* START Dataset extract *
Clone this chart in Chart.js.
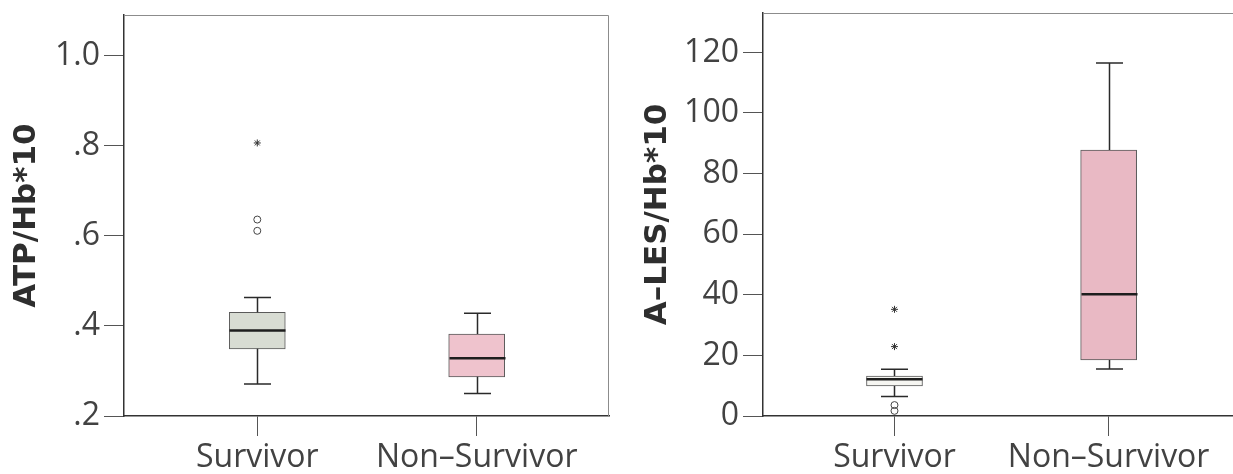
<!DOCTYPE html>
<html lang="en-US">
<head>
	<meta charset="utf-8">
	<script src="https://cdn.jsdelivr.net/npm/chart.js@4.4.1/dist/chart.umd.min.js"></script>
	<style>
		body { margin:0; background:#ffffff; overflow:hidden; width:1233px; height:474px; position:relative; }
		canvas { position:absolute; top:0; }
	</style>
</head>
<body>
	<canvas id="chartAtp" width="620" height="474" style="left:0px;"></canvas>
	<canvas id="chartLes" width="640" height="474" style="left:620px;"></canvas>
	<script>
	var groups = ['Survivor', 'Non\u2013Survivor'];

	// ATP/Hb*10 (left panel)
	var atpLow    = [0.271, 0.250];
	var atpQ1     = [0.349, 0.287];
	var atpMedian = [0.390, 0.328];
	var atpQ3     = [0.430, 0.382];
	var atpHigh   = [0.463, 0.428];
	var atpOutliers = [0.636, 0.611];   // circles, Survivor
	var atpExtremes = [0.806];          // stars, Survivor
	var atpTicks      = [0.2, 0.4, 0.6, 0.8, 1.0];
	var atpTickLabels = ['.2', '.4', '.6', '.8', '1.0'];

	// A-LES/Hb*10 (right panel)
	var lesLow    = [6.4, 15.5];
	var lesQ1     = [9.9, 18.5];
	var lesMedian = [12.1, 40.2];
	var lesQ3     = [13.2, 87.8];
	var lesHigh   = [15.4, 116.5];
	var lesOutliers = [3.6, 1.7];       // circles, Survivor
	var lesExtremes = [35.2, 22.9];     // stars, Survivor
	var lesTicks      = [0, 20, 40, 60, 80, 100, 120];
	var lesTickLabels = ['0', '20', '40', '60', '80', '100', '120'];

	var tickFont  = { family: 'Open Sans', size: 32, weight: '400' };
	var titleFont = { family: 'DejaVu Sans', size: 31, weight: 'bold' };
	var inkColor  = '#424242';

	// whiskers, caps, medians and the light top/right frame
	var boxPlugin = {
		id: 'boxExtras',
		afterDatasetsDraw: function(chart)
		{
			var st = chart.options.plugins.boxExtras;
			var xs = chart.scales.x, ys = chart.scales.y, ctx = chart.ctx;
			var area = chart.chartArea;
			ctx.save();
			ctx.strokeStyle = '#8c8c8c';
			ctx.lineWidth = 1;
			ctx.beginPath();
			ctx.moveTo(area.left, area.top + 0.5);
			ctx.lineTo(area.right - 0.5, area.top + 0.5);
			ctx.lineTo(area.right - 0.5, area.bottom);
			ctx.stroke();

			for (var i = 0; i < st.median.length; i++)
			{
				var cx = Math.round(xs.getPixelForValue(i)) + 0.5;
				var yLow = ys.getPixelForValue(st.low[i]);
				var yQ1 = ys.getPixelForValue(st.q1[i]);
				var yQ3 = ys.getPixelForValue(st.q3[i]);
				var yHigh = ys.getPixelForValue(st.high[i]);
				var yMed = ys.getPixelForValue(st.median[i]);

				ctx.strokeStyle = '#2a2a2a';
				ctx.lineWidth = 1.5;
				ctx.beginPath();
				ctx.moveTo(cx, yQ3); ctx.lineTo(cx, yHigh);
				ctx.moveTo(cx, yQ1); ctx.lineTo(cx, yLow);
				ctx.moveTo(cx - 13.5, yHigh); ctx.lineTo(cx + 13.5, yHigh);
				ctx.moveTo(cx - 13.5, yLow); ctx.lineTo(cx + 13.5, yLow);
				ctx.stroke();

				ctx.strokeStyle = '#1e1e1e';
				ctx.lineWidth = 2.5;
				ctx.beginPath();
				ctx.moveTo(cx - 28, yMed); ctx.lineTo(cx + 28, yMed);
				ctx.stroke();
			}
			ctx.restore();
		}
	};

	function montarBoxplot(id, cfg)
	{
		var boxes = [];
		for (var i = 0; i < groups.length; i++)
			boxes.push({ x: i, y: [cfg.q1[i], cfg.q3[i]] });

		var ctx = document.getElementById(id).getContext('2d');
		return new Chart(ctx, {
			type: 'bar',
			data: {
				datasets: [
					{
						type: 'bar',
						data: boxes,
						backgroundColor: cfg.fills,
						borderColor: '#5a5a5a',
						borderWidth: 1,
						borderSkipped: false,
						barThickness: 56,
						order: 2
					},
					{
						type: 'scatter',
						data: cfg.outliers.map(function(v) { return { x: 0, y: v }; }),
						pointStyle: 'circle',
						pointRadius: 3.5,
						backgroundColor: 'rgba(255,255,255,0)',
						borderColor: '#444444',
						borderWidth: 1,
						order: 1
					},
					{
						type: 'scatter',
						data: cfg.extremes.map(function(v) { return { x: 0, y: v }; }),
						pointStyle: 'star',
						pointRadius: 3.5,
						borderColor: '#333333',
						borderWidth: 1,
						order: 1
					}
				]
			},
			options: {
				responsive: false,
				animation: false,
				layout: { padding: { top: cfg.padTop, right: cfg.padRight, left: 0, bottom: 0 } },
				plugins: {
					legend: { display: false },
					tooltip: { enabled: false },
					boxExtras: cfg
				},
				scales: {
					x: {
						type: 'linear',
						min: cfg.xMin,
						max: cfg.xMax,
						offset: false,
						afterBuildTicks: function(scale) {
							scale.ticks = groups.map(function(g, i) { return { value: i }; });
						},
						afterFit: function(scale) {
							scale.height = 58;
							scale.paddingLeft = 0;
							scale.paddingRight = 0;
						},
						ticks: {
							callback: function(v) { return groups[v]; },
							font: tickFont,
							color: inkColor,
							padding: 3,
							maxRotation: 0,
							autoSkip: false
						},
						grid: { offset: false, drawOnChartArea: false, drawTicks: true, tickLength: 20, tickColor: '#555555', lineWidth: 1 },
						border: { display: true, color: '#333333', width: 1.5 }
					},
					y: {
						min: cfg.yMin,
						max: cfg.yMax,
						afterBuildTicks: function(scale) {
							scale.ticks = cfg.ticks.map(function(v) { return { value: v }; });
						},
						afterFit: function(scale) {
							scale.width = cfg.axisWidth;
							scale.paddingTop = 0;
							scale.paddingBottom = 0;
						},
						ticks: {
							callback: function(v) { return cfg.tickLabels[cfg.ticks.indexOf(v)]; },
							font: tickFont,
							color: inkColor,
							padding: 4
						},
						grid: { drawOnChartArea: false, drawTicks: true, tickLength: 20, tickColor: '#555555', lineWidth: 1 },
						border: { display: true, color: '#333333', width: 1.5 },
						title: {
							display: true,
							text: cfg.title,
							font: titleFont,
							color: '#2e2e2e',
							padding: { top: cfg.titlePad, bottom: 0 }
						}
					}
				}
			},
			plugins: [boxPlugin]
		});
	}

	montarBoxplot('chartAtp', {
		title: 'ATP/Hb*10',
		low: atpLow, q1: atpQ1, median: atpMedian, q3: atpQ3, high: atpHigh,
		outliers: atpOutliers, extremes: atpExtremes,
		ticks: atpTicks, tickLabels: atpTickLabels,
		fills: ['#d8dcd3', '#efc3cd'],
		yMin: 0.2, yMax: 1.09,
		xMin: -0.6075, xMax: 1.603,
		axisWidth: 124, padTop: 15, padRight: 11, titlePad: 8.4
	});

	montarBoxplot('chartLes', {
		title: 'A\u2013LES/Hb*10',
		low: lesLow, q1: lesQ1, median: lesMedian, q3: lesQ3, high: lesHigh,
		outliers: lesOutliers, extremes: lesExtremes,
		ticks: lesTicks, tickLabels: lesTickLabels,
		fills: ['#f6f6f2', '#e9b9c4'],
		yMin: 0, yMax: 133,
		xMin: -0.614, xMax: 1.618,
		axisWidth: 143, padTop: 13, padRight: 19, titlePad: 19.4
	});
	</script>
</body>
</html>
* END Dataset extract *
**Work to complete**
Reproduce the material above from its first line through the line containing "var atpTickLabels = ['.2', '.4', '.6', '.8', '1.0'];", both ends included, and skip every picture.

**Output**
Clone this chart in Chart.js.
<!DOCTYPE html>
<html lang="en-US">
<head>
	<meta charset="utf-8">
	<script src="https://cdn.jsdelivr.net/npm/chart.js@4.4.1/dist/chart.umd.min.js"></script>
	<style>
		body { margin:0; background:#ffffff; overflow:hidden; width:1233px; height:474px; position:relative; }
		canvas { position:absolute; top:0; }
	</style>
</head>
<body>
	<canvas id="chartAtp" width="620" height="474" style="left:0px;"></canvas>
	<canvas id="chartLes" width="640" height="474" style="left:620px;"></canvas>
	<script>
	var groups = ['Survivor', 'Non\u2013Survivor'];

	// ATP/Hb*10 (left panel)
	var atpLow    = [0.271, 0.250];
	var atpQ1     = [0.349, 0.287];
	var atpMedian = [0.390, 0.328];
	var atpQ3     = [0.430, 0.382];
	var atpHigh   = [0.463, 0.428];
	var atpOutliers = [0.636, 0.611];   // circles, Survivor
	var atpExtremes = [0.806];          // stars, Survivor
	var atpTicks      = [0.2, 0.4, 0.6, 0.8, 1.0];
	var atpTickLabels = ['.2', '.4', '.6', '.8', '1.0'];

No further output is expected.